A top triathlon hope tells IAN O'RIORDANabout uniting passions for swimming, running and cycling in one sport
SWIMMING WAS my first competitive sport, although I fell into it by accident. As a youngster my mum took me down to the local club in Cork, Dolphin, to start lessons. Next thing I’m getting up at five in the morning for training. I never planned to get competitive, but it gradually got more serious. I was coached by Eddie Campion and had some success, winning a few Munster championship medals and one Irish schools’ in the relay. Truth is I wasn’t quite the right build for swimming, a little too slight.
At school in Presentation Cork I also played rugby, but from age 12 I knew I couldn’t combine it with swimming. Ronan O’Gara was a few years ahead of me and Peter Stringer, so I have a big interest in rugby and follow it closely.
When I started work as a photographer I came across O’Gara at a photo shoot, and straightaway he remembered me from school and said hello. He’s a really nice guy.
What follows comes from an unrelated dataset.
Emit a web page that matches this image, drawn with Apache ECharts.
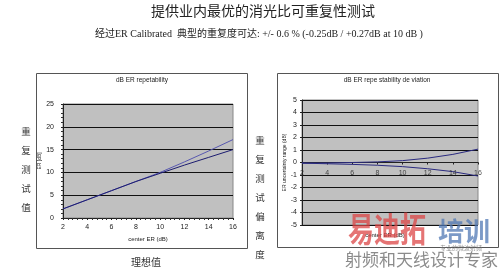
<!DOCTYPE html>
<html><head><meta charset="utf-8">
<script src="https://cdn.jsdelivr.net/npm/echarts@6/dist/echarts.min.js"></script>
<style>html,body{margin:0;padding:0;background:#fff}#c{width:500px;height:269px}</style>
</head><body><div id="c"></div>
<script>
// ---- data ----
const xTicks = [2, 4, 6, 8, 10, 12, 14, 16];
const repA = [2, 4, 6, 8, 10, 12.3, 14.7, 17.2];
const repB = [2, 4, 6, 8, 9.8, 11.6, 13.3, 15];
const devUp = [-0.05, -0.04, 0, 0.05, 0.15, 0.35, 0.65, 1.07];
const devDown = [-0.05, -0.1, -0.15, -0.22, -0.33, -0.5, -0.73, -1.08];
const pageTitle = '提供业内最优的消光比可重复性测试';
const pageSub = '经过ER Calibrated  典型的重复度可达: +/- 0.6 % (-0.25dB / +0.27dB at 10 dB )';
const leftTitle = 'dB ER repetability';
const rightTitle = 'dB ER repe stability de viation';
const leftYName = 'ER [dB]';
const rightYName = 'ER uncertainty range (dB)';
const xName = 'center ER (dB)';
const leftVert = '重复测试值';
const rightVert = '重复测试偏离度';
const bottomLabel = '理想值';

const pairs = (ys) => xTicks.map((x, i) => [x, ys[i]]);
const ax = {fontFamily: 'Liberation Sans', fontSize: 7, color: '#222', showMinLabel: true, showMaxLabel: true};
const chart = echarts.init(document.getElementById('c'));
const vert = (s) => s.split('').join('\n');
chart.setOption({
  animation: false,
  grid: [
    {left: 63, top: 104, width: 170, height: 114, show: true, backgroundColor: '#c0c0c0', borderColor: '#888', borderWidth: 1},
    {left: 302, top: 100, width: 176, height: 125, show: true, backgroundColor: '#c0c0c0', borderColor: '#888', borderWidth: 1}
  ],
  xAxis: [
    {gridIndex: 0, type: 'value', min: 2, max: 16, interval: 2,
     axisLine: {lineStyle: {color: '#222'}}, axisTick: {show: true, length: 2, lineStyle: {color: '#222'}},
     minorTick: {show: true, splitNumber: 5, length: 2, lineStyle: {color: '#333'}},
     axisLabel: Object.assign({margin: 6}, ax), splitLine: {show: false},
     name: xName, nameLocation: 'middle', nameGap: 18, nameTextStyle: {fontFamily: 'Liberation Sans', fontSize: 6, color: '#222'}},
    {gridIndex: 1, type: 'value', min: 2, max: 16, interval: 2, position: 'bottom', offset: -62.5,
     axisLine: {onZero: false, lineStyle: {color: '#222'}}, axisTick: {show: true, length: 2, lineStyle: {color: '#222'}},
     axisLabel: {show: false}, splitLine: {show: false}}
  ],
  yAxis: [
    {gridIndex: 0, type: 'value', min: 0, max: 25, interval: 5,
     axisLine: {show: true, lineStyle: {color: '#222'}}, axisTick: {show: true, length: 2},
     minorTick: {show: true, splitNumber: 5, length: 2, lineStyle: {color: '#333'}},
     axisLabel: Object.assign({margin: 9}, ax),
     splitLine: {show: true, lineStyle: {color: '#111', width: 1}},
     name: leftYName, nameLocation: 'middle', nameGap: 19, nameTextStyle: {fontFamily: 'Liberation Sans', fontSize: 5, color: '#222'}},
    {gridIndex: 1, type: 'value', min: -5, max: 5, interval: 1,
     axisLine: {show: true, lineStyle: {color: '#222'}}, axisTick: {show: true, length: 2},
     axisLabel: Object.assign({margin: 5}, ax),
     splitLine: {show: true, lineStyle: {color: '#111', width: 1}},
     name: rightYName, nameLocation: 'middle', nameGap: 14, nameTextStyle: {fontFamily: 'Liberation Sans', fontSize: 5, color: '#222'}}
  ],
  series: [
    {type: 'line', xAxisIndex: 0, yAxisIndex: 0, data: pairs(repA), symbol: 'none', lineStyle: {color: '#5858b0', width: 1}},
    {type: 'line', xAxisIndex: 0, yAxisIndex: 0, data: pairs(repB), symbol: 'none', lineStyle: {color: '#1c1c70', width: 1}},
    {type: 'line', xAxisIndex: 1, yAxisIndex: 1, data: pairs(devUp), symbol: 'none', lineStyle: {color: '#2a2a80', width: 1}},
    {type: 'line', xAxisIndex: 1, yAxisIndex: 1, data: pairs(devDown), symbol: 'none', lineStyle: {color: '#2a2a80', width: 1}},
    {type: 'scatter', xAxisIndex: 1, yAxisIndex: 1, data: xTicks.map(x => [x, 0]), symbolSize: 2, clip: false,
     itemStyle: {color: 'rgba(0,0,0,0)'}, silent: true, z: 10,
     labelLayout: {hideOverlap: false},
     label: {show: true, position: 'bottom', distance: 6, formatter: (p) => String(p.value[0]),
             fontFamily: 'Liberation Sans', fontSize: 7, color: '#222'}}
  ],
  graphic: [
    {type: 'rect', shape: {x: 36.5, y: 73.5, width: 211, height: 175}, style: {fill: 'none', stroke: '#555', lineWidth: 1}, z: -1},
    {type: 'rect', shape: {x: 277.5, y: 73.5, width: 221, height: 174}, style: {fill: 'none', stroke: '#555', lineWidth: 1}, z: -1},
    {type: 'text', x: 263, y: 11, style: {text: pageTitle, font: '14px "Noto Sans CJK SC"', fill: '#222', align: 'center', verticalAlign: 'middle', letterSpacing: 0.6}},
    {type: 'text', x: 95, y: 34, style: {text: pageSub, font: '10px "Liberation Serif", "Noto Sans CJK SC"', fill: '#222', verticalAlign: 'middle', letterSpacing: 0.25}},
    {type: 'text', x: 142, y: 80, style: {text: leftTitle, font: '6.5px "Liberation Sans"', fill: '#222', align: 'center', verticalAlign: 'middle'}},
    {type: 'text', x: 387, y: 80, style: {text: rightTitle, font: '6.5px "Liberation Sans"', fill: '#222', align: 'center', verticalAlign: 'middle'}},
    {type: 'text', x: 385, y: 235, style: {text: xName, font: '6px "Liberation Sans"', fill: '#222', align: 'center', verticalAlign: 'middle'}},
    {type: 'text', x: 26, y: 122, style: {text: vert(leftVert), font: '9.5px "Noto Sans CJK SC"', lineHeight: 19, fill: '#333', align: 'center', verticalAlign: 'top'}},
    {type: 'text', x: 260, y: 131, style: {text: vert(rightVert), font: '9.5px "Noto Sans CJK SC"', lineHeight: 19, fill: '#333', align: 'center', verticalAlign: 'top'}},
    {type: 'text', x: 146, y: 262, style: {text: bottomLabel, font: '10px "Noto Sans CJK SC"', fill: '#333', align: 'center', verticalAlign: 'middle', letterSpacing: 3}},
    {type: 'text', x: 348, y: 212, scaleY: 1.3, z: 20, style: {text: '易迪拓', font: 'bold 26px "Noto Sans CJK SC"', fill: 'rgba(220,70,70,0.75)'}},
    {type: 'text', x: 438, y: 218, z: 20, style: {text: '培训', font: 'bold 26px "Noto Sans CJK SC"', fill: 'rgba(80,120,180,0.75)'}},
    {type: 'text', x: 345, y: 251, z: 19, style: {text: '射频和天线设计专家', font: '17px "Noto Sans CJK SC"', fill: 'rgba(110,110,110,0.8)'}},
    {type: 'text', x: 440, y: 245, z: 19, style: {text: '专业的微波射频', font: '6px "Noto Sans CJK SC"', fill: 'rgba(120,120,120,0.8)'}}
  ]
});
</script></body></html>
At 16 I was already thinking I’d like to try a triathlon. I knew I needed to work on my running, so I joined Leevale AC. After one week I ran a local cross country down in Midleton, and finished fourth. I’d never run a race before, reckoned I could be good at this.
I still mixed it with the swimming, until one day the coach, Donie Walsh, gave me the ultimatum; I had to choose one or the other. I was running in the evenings and wouldn’t be home until 10 and I’d be up at five for the swimming. With schoolwork as well, it just wasn’t working.
In 1999 I finished second in the Intercounties Junior Cross Country, and so qualified to run the European Cross Country, in Slovenia. I’ll never forget it. I was down to fly out from Cork on the Thursday, but thought it was the Friday. I called up Athletics Ireland. And at first they said it was too late, I couldn’t run. I was crying, and eventually they got me on a flight out of Dublin. I think that made me more determined to run well, and we ended up winning the bronze medals, the team of Gary Murray, Mark Smyth and I.
So running was my main sport for a few years after that, but I began to find it a little insular, anti-social. I’d started at the NCAD in Dublin, was training a lot on my own. I wasn’t enjoying it. There weren’t much racing prospects.
Cycling was another sport I loved, I always had a good bike and just started getting more into it. I’d failed the Leaving Cert first time round because that May, when I should have been studying, I was studying Marco Pantani in the Giro. At 21, I started training on the bike a lot more. I figured having competed at a decent level in running, how hard can it be? I found out soon enough how hard it could be. It took me a year or two just to develop the leg strength, the power, for the racing.
One December I was training around Howth and bumped into some cyclists from Dublin Wheelers. They asked me to try out with the club. After a year and a half I got my A-licence and started training with the Irish Cycling federation team in Belgium, the year before it became the Seán Kelly team. You could live for €50 a week and just train and race. I finished my degree and I based myself there for a season.
I got to compete in the Rás twice, first in 2005, on the Irish team. I rode a few other stage races, such at the Tour of Serbia. I never raced too well. I found, say, the eight-day races a bit too tough. I was better off on the one-day races and finished sixth in the national road race.
By the start of 2008 I was working full-time in photography. It was a sort of crossroads, but I decided I’d take off to Australia that March and see what happens. I worked for a few newspapers in Melbourne, then Sydney. I also got back doing some cycling. Then I tried a few duathlons, and when the triathlon season started up in September I figured I’d give that a go too, and got back swimming.
I got the chance to train down in Wollongong with a top coach, Jamie Turner. He was very helpful, put a professional approach to my training, and last March I got to compete in the Oceanic Championships, on the Gold Coast, and finished sixth. That was a real breakthrough.
That convinced me to come back to Ireland this summer for the triathlon season here. I’m 28 now, still new to the sport, and playing a lot of catch-up, just adapting to the training, three times a day. I’ve only being doing that since March, but I’m coached by Chris Jones, who works with Triathlon Ireland on a consultancy basis. He’s already done so much for the development of the sport here. He’s hugely knowledgeable.
I’m part of the Irish development squad now and have been based in Wales for the build-up to the Europeans. This feels like my career now, my job, but it’s also a fantastic thing to do, to train and to travel. Of course if it keeps going the way it is the London Olympics would be the aim. Ireland can get more triathletes in the Olympics, and for me, that’s the big goal.
Bryan Keane competes at Sunday’s European Championships in Holten, The Netherlands.